▸ Material for this task
-------------------------

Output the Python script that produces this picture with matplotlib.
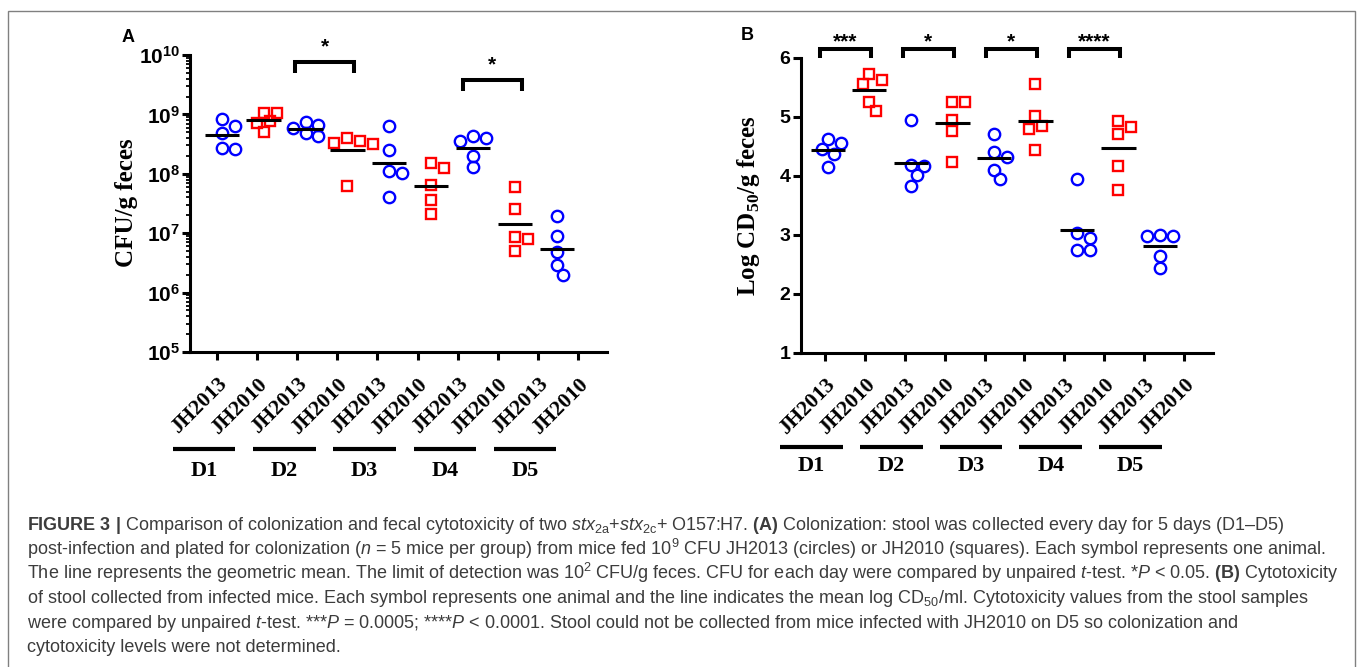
import numpy as np
import matplotlib
matplotlib.use('Agg')
import matplotlib.pyplot as plt
from matplotlib.patches import Rectangle
from matplotlib.ticker import FixedLocator, LogLocator, NullFormatter, FixedFormatter

plt.rcParams['mathtext.fontset'] = 'custom'
plt.rcParams['mathtext.rm'] = 'Liberation Sans'
plt.rcParams['mathtext.it'] = 'Liberation Sans:italic'
plt.rcParams['mathtext.bf'] = 'Liberation Sans:bold'
plt.rcParams['mathtext.sf'] = 'Liberation Serif:bold'

# ---------------- data ----------------
days = ['D1', 'D2', 'D3', 'D4', 'D5']
strains = ['JH2013', 'JH2010']

# Panel A: CFU / g feces (one value per mouse)
cfu_jh2013 = [
    [8.3e8, 6.3e8, 4.9e8, 2.7e8, 2.6e8],
    [7.4e8, 6.6e8, 5.9e8, 4.9e8, 4.4e8],
    [6.5e8, 2.5e8, 1.1e8, 1.05e8, 4.0e7],
    [4.3e8, 4.0e8, 3.5e8, 2.0e8, 1.3e8],
    [1.95e7, 8.9e6, 4.8e6, 2.9e6, 1.95e6],
]
cfu_jh2010 = [
    [1.07e9, 1.05e9, 7.6e8, 7.1e8, 5.1e8],
    [4.0e8, 3.5e8, 3.3e8, 3.2e8, 6.3e7],
    [1.5e8, 1.25e8, 6.6e7, 3.6e7, 2.1e7],
    [6.0e7, 2.6e7, 8.5e6, 8.0e6, 5.1e6],
    [],
]
# Panel B: Log CD50 / g feces
cd50_jh2013 = [
    [4.63, 4.55, 4.46, 4.37, 4.14],
    [4.94, 4.18, 4.16, 4.01, 3.82],
    [4.71, 4.41, 4.31, 4.10, 3.95],
    [3.94, 3.03, 2.94, 2.74, 2.74],
    [3.00, 2.97, 2.97, 2.64, 2.43],
]
cd50_jh2010 = [
    [5.73, 5.62, 5.56, 5.25, 5.10],
    [5.25, 5.25, 4.95, 4.76, 4.24],
    [5.55, 5.01, 4.84, 4.79, 4.44],
    [4.93, 4.83, 4.70, 4.17, 3.75],
    [],
]
# significance (day index, label)
sig_A = [(1, '*'), (3, '*')]
sig_B = [(0, '***'), (1, '*'), (2, '*'), (3, '****')]

caption_lines = [
    r"$\bf{FIGURE\ 3}$ $\bf{|}$ Comparison of colonization and fecal cytotoxicity of two $\it{stx}_{\rm 2a}$+$\it{stx}_{\rm 2c}$+ O157:H7. $\bf{(A)}$ Colonization: stool was collected every day for 5 days (D1–D5)",
    r"post-infection and plated for colonization ($n$ = 5 mice per group) from mice fed 10$^{\rm 9}$ CFU JH2013 (circles) or JH2010 (squares). Each symbol represents one animal.",
    r"The line represents the geometric mean. The limit of detection was 10$^{\rm 2}$ CFU/g feces. CFU for each day were compared by unpaired $t$-test. *$P$ < 0.05. $\bf{(B)}$ Cytotoxicity",
    r"of stool collected from infected mice. Each symbol represents one animal and the line indicates the mean log CD$_{\rm 50}$/ml. Cytotoxicity values from the stool samples",
    r"were compared by unpaired $t$-test. ***$P$ = 0.0005; ****$P$ < 0.0001. Stool could not be collected from mice infected with JH2010 on D5 so colonization and",
    r"cytotoxicity levels were not determined.",
]

# ---------------- style ----------------
BLUE = '#0000ff'
RED = '#ff0000'
SERIF = 'Liberation Serif'
SANS = 'Liberation Sans'
W, H = 1357, 667

fig = plt.figure(figsize=(W / 100, H / 100), dpi=100)


def px_axes(left, top, right, bottom):
    return fig.add_axes([left / W, 1 - bottom / H, (right - left) / W, (bottom - top) / H])


axA = px_axes(190, 55, 607, 352)
axB = px_axes(801, 57.7, 1213, 352.7)


def swarm(vals, dx, dy, minf=0.8):
    vals = np.asarray(vals, float)
    offs = np.zeros(len(vals))
    placed = []
    steps = [0, 0.5, -0.5, 1.0, -1.0, 1.5, -1.5, 2.0, -2.0]
    for idx in np.argsort(-vals):
        c = 0.0
        for s in steps:
            c = s * dx
            if all(((c - o) / dx) ** 2 + ((vals[idx] - v) / dy) ** 2 >= minf ** 2 for o, v in placed):
                break
        offs[idx] = c
        placed.append((c, vals[idx]))
    return offs


def draw_group(ax, x, vals, marker, color, logscale, dx, dy):
    if len(vals) == 0:
        return
    v = np.asarray(vals, float)
    sv = np.log10(v) if logscale else v
    offs = swarm(sv, dx, dy)
    ms = 8.2 if marker == 'o' else 7.4
    ax.plot(x + offs, v, ls='none', marker=marker, mfc='none', mec=color,
            ms=ms, mew=1.7, clip_on=False, zorder=3)
    m = 10 ** sv.mean() if logscale else sv.mean()
    ax.plot([x - 0.41, x + 0.41], [m, m], color='black', lw=2.2,
            solid_capstyle='butt', zorder=4, clip_on=False)


def style_axis(ax, xlim, tick_scale, tick_shift, lab_size):
    ax.set_xlim(*xlim)
    for s in ['top', 'right']:
        ax.spines[s].set_visible(False)
    for s in ['left', 'bottom']:
        ax.spines[s].set_linewidth(2.2)
    ticks = tick_shift + tick_scale * np.arange(10)
    ax.set_xticks(ticks)
    ax.set_xticklabels(strains * 5, rotation=45, ha='right', va='top',
                       rotation_mode='anchor', fontfamily=SERIF,
                       fontweight='bold', fontsize=15.5)
    ax.tick_params(axis='x', length=6, width=2.2, pad=10)
    ax.tick_params(axis='y', which='major', length=5.5, width=2.2, pad=1.5,
                   labelsize=lab_size)
    for lbl in ax.get_yticklabels():
        lbl.set_fontfamily(SANS)
        lbl.set_fontweight('bold')
    return ticks


# Panel A
axA.set_yscale('log')
axA.set_ylim(1e5, 1e10)
ticksA = style_axis(axA, (-0.757, 9.196), 0.957, -0.112, 15)
axA.yaxis.set_major_locator(FixedLocator([1e5, 1e6, 1e7, 1e8, 1e9, 1e10]))
axA.yaxis.set_major_formatter(FixedFormatter(
    [r'$\mathbf{10^{%d}}$' % e for e in range(5, 11)]))
axA.yaxis.set_minor_locator(LogLocator(base=10, subs=np.arange(2, 10), numticks=20))
axA.yaxis.set_minor_formatter(NullFormatter())
axA.tick_params(axis='y', which='minor', length=3, width=1.3)
axA.tick_params(axis='y', which='major', labelsize=15)

for d in range(5):
    draw_group(axA, 2 * d, cfu_jh2013[d], 'o', BLUE, True, 0.31, 0.218)
    draw_group(axA, 2 * d + 1, cfu_jh2010[d], 's', RED, True, 0.31, 0.218)

axA.set_ylabel('CFU/g feces', fontfamily=SERIF, fontweight='bold', fontsize=18)
axA.yaxis.set_label_coords(-0.125, 0.502)

# Panel B
axB.set_ylim(1, 6)
ticksB = style_axis(axB, (-0.65, 9.277), 0.961, -0.072, 14)
axB.set_yticks([1, 2, 3, 4, 5, 6])
axB.set_yticklabels(['1', '2', '3', '4', '5', '6'], fontfamily=SANS,
                    fontweight='bold', fontsize=14)
axB.tick_params(axis='y', pad=2)
for d in range(5):
    draw_group(axB, 2 * d, cd50_jh2013[d], 'o', BLUE, False, 0.31, 0.22)
    draw_group(axB, 2 * d + 1, cd50_jh2010[d], 's', RED, False, 0.31, 0.22)

axB.set_ylabel(r'Log CD$_{\mathsf{50}}$/g feces', fontfamily=SERIF,
               fontweight='bold', fontsize=18)
axB.yaxis.set_label_coords(-0.094, 0.5)

# significance brackets
def bracket(ax, x0, x1, ytop, ybot, label, star_off):
    ax.plot([x0, x0, x1, x1], [ybot, ytop, ytop, ybot], color='black', lw=2.9,
            solid_joinstyle='miter', solid_capstyle='butt', clip_on=False, zorder=5)
    ax.annotate(label, xy=((x0 + x1) / 2, ytop), xytext=(0, star_off),
                textcoords='offset points', ha='center', va='baseline',
                fontfamily=SANS, fontweight='bold', fontsize=15,
                annotation_clip=False)


bracket_top_A = [7.7e9, 3.8e9]
for (d, lab), top in zip(sig_A, bracket_top_A):
    bracket(axA, 2 * d - 0.24, 2 * d + 1.16, top, top / 10 ** 0.19, lab, 7)
for d, lab in sig_B:
    bracket(axB, 2 * d - 0.2, 2 * d + 1.04, 6.14, 5.99, lab, 1.5)

# day group lines and labels
def day_groups(ax, ticks, y_line, y_text, l_off, r_off):
    tr = ax.get_xaxis_transform()
    for d, name in enumerate(days):
        x0 = ticks[2 * d] - l_off
        x1 = ticks[2 * d + 1] - r_off
        ax.plot([x0, x1], [y_line, y_line], color='black', lw=3, transform=tr,
                clip_on=False, solid_capstyle='butt')
        ax.text((x0 + x1) / 2, y_text, name, transform=tr, ha='center',
                va='center', fontfamily=SERIF, fontweight='bold', fontsize=16)


day_groups(axA, ticksA, -0.327, -0.40, 1.05, 0.52)
day_groups(axB, ticksB, -0.32, -0.385, 1.08, 0.53)

# panel letters
fig.text(128 / W, 1 - 37 / H, 'A', ha='center', va='center', fontfamily=SANS,
         fontweight='bold', fontsize=13)
fig.text(747 / W, 1 - 35 / H, 'B', ha='center', va='center', fontfamily=SANS,
         fontweight='bold', fontsize=13)

# frame
fig.add_artist(Rectangle((8 / W, -0.05), (1355 - 8) / W, 1.05 - 11 / H,
                         transform=fig.transFigure, fill=False,
                         edgecolor='#808080', lw=1.0))

# caption
cap_y = [530.5, 554.8, 579.1, 603.4, 627.7, 652.0]
renderer = fig.canvas.get_renderer()
probe = fig.text(27 / W, 0.5, caption_lines[2], fontfamily=SANS, fontsize=10)
wpx = probe.get_window_extent(renderer).width
probe.remove()
cap_size = 10 * (1340 - 27) / wpx
for line, y in zip(caption_lines, cap_y):
    fig.text(27 / W, 1 - y / H, line, ha='left', va='baseline',
             fontfamily=SANS, fontsize=cap_size, color='#3c3c3c')

fig.savefig('out.png', dpi=100)
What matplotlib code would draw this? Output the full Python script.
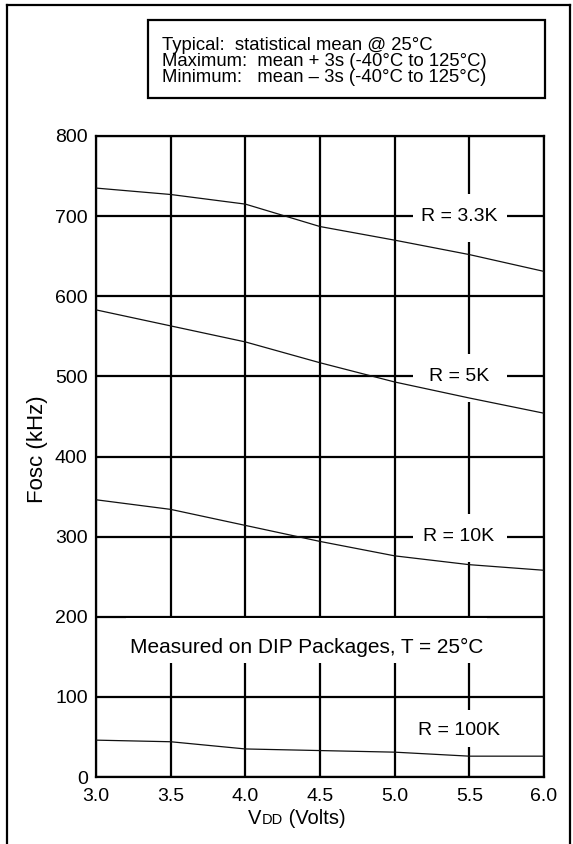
import matplotlib
matplotlib.use("Agg")
import matplotlib.pyplot as plt
from matplotlib.patches import Rectangle
from matplotlib.lines import Line2D
from matplotlib.offsetbox import TextArea, HPacker, AnchoredOffsetbox

plt.rcParams['font.family'] = ['Liberation Sans', 'DejaVu Sans']

# supply voltage (V)
vdd = [3.0, 3.5, 4.0, 4.5, 5.0, 5.5, 6.0]

# typical oscillator frequency (kHz) per resistor value
f_3k3 = [735, 727, 715, 687, 670, 652, 631]
f_5k = [583, 563, 543, 517, 493, 473, 454]
f_10k = [346, 334, 314, 294, 276, 265, 258]
f_100k = [46, 44, 35, 33, 31, 26, 26]

curve_labels = ["R = 3.3K", "R = 5K", "R = 10K", "R = 100K"]
label_y = [700, 500, 300, 58]

note_lines = [
    "Typical:  statistical mean @ 25°C",
    "Maximum:  mean + 3s (-40°C to 125°C)",
    "Minimum:   mean \u2013 3s (-40°C to 125°C)",
]

W, H = 573, 844
fig = plt.figure(figsize=(W / 100, H / 100), dpi=100)
ax = fig.add_axes([96 / W, 1 - 777 / H, (544 - 96) / W, (777 - 136) / H])

ax.set_xlim(3.0, 6.0)
ax.set_ylim(0, 800)
ax.set_xticks(vdd)
ax.set_xticklabels(["%.1f" % v for v in vdd])
ax.set_yticks(range(0, 801, 100))
ax.tick_params(length=0, labelsize=14, pad=6)
ax.tick_params(axis='x', pad=8)
ax.set_axisbelow(True)
ax.grid(True, color='black', linewidth=1.6)
for s in ax.spines.values():
    s.set_linewidth(1.6)

for f in [f_3k3, f_5k, f_10k, f_100k]:
    ax.plot(vdd, f, color='#111111', linewidth=0.9, zorder=3)

# white patches behind the curve labels
for lab, y in zip(curve_labels, label_y):
    if lab == "R = 100K":
        ax.add_patch(Rectangle((5.12, 37), 0.63, 46, facecolor='white', edgecolor='none', zorder=1))
    else:
        ax.add_patch(Rectangle((5.12, y - 32), 0.63, 60, facecolor='white', edgecolor='none', zorder=1))
    ax.text(5.43, y, lab, fontsize=14, ha='center', va='center', zorder=4)

ax.add_patch(Rectangle((3.2, 142), 2.42, 56, facecolor='white', edgecolor='none', zorder=1))
ax.text(4.41, 162, "Measured on DIP Packages, T = 25°C", fontsize=15,
        ha='center', va='center', zorder=4)

ax.set_ylabel("Fosc (kHz)", fontsize=16)
ax.yaxis.set_label_coords(-0.107, 0.512)

# x label with small-caps "DD"
parts = [TextArea("V", textprops=dict(fontsize=14.5)),
         TextArea("DD", textprops=dict(fontsize=10.5)),
         TextArea(" (Volts)", textprops=dict(fontsize=14.5))]
box = HPacker(children=parts, align="baseline", pad=0, sep=0)
anch = AnchoredOffsetbox(loc='center', child=box, frameon=False, pad=0,
                         bbox_to_anchor=(297 / W, 1 - 818 / H),
                         bbox_transform=fig.transFigure, borderpad=0)
fig.add_artist(anch)

# note box at the top
fig.add_artist(Rectangle((148 / W, 1 - 98 / H), (545 - 148) / W, (98 - 20) / H,
                         transform=fig.transFigure, facecolor='white',
                         edgecolor='black', linewidth=1.6))
for i, line in enumerate(note_lines):
    fig.text(162 / W, 1 - (45 + 16.5 * i) / H, line, fontsize=13.3, va='center', ha='left')

# page frame (open at the bottom)
fr = dict(color='black', linewidth=1.6, transform=fig.transFigure)
fig.add_artist(Line2D([7 / W, 7 / W], [0, 1 - 5 / H], **fr))
fig.add_artist(Line2D([7 / W, 570 / W], [1 - 5 / H, 1 - 5 / H], **fr))
fig.add_artist(Line2D([570 / W, 570 / W], [0, 1 - 5 / H], **fr))

fig.savefig("out.png", dpi=100)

-------------------------

▸ Your task
Begin at the top of the records above and retype each line exactly until the line containing "strains = ['JH2013', 'JH2010']", which is included. Skip all pictures.

▸ Answer for the task
Output the Python script that produces this picture with matplotlib.
import numpy as np
import matplotlib
matplotlib.use('Agg')
import matplotlib.pyplot as plt
from matplotlib.patches import Rectangle
from matplotlib.ticker import FixedLocator, LogLocator, NullFormatter, FixedFormatter

plt.rcParams['mathtext.fontset'] = 'custom'
plt.rcParams['mathtext.rm'] = 'Liberation Sans'
plt.rcParams['mathtext.it'] = 'Liberation Sans:italic'
plt.rcParams['mathtext.bf'] = 'Liberation Sans:bold'
plt.rcParams['mathtext.sf'] = 'Liberation Serif:bold'

# ---------------- data ----------------
days = ['D1', 'D2', 'D3', 'D4', 'D5']
strains = ['JH2013', 'JH2010']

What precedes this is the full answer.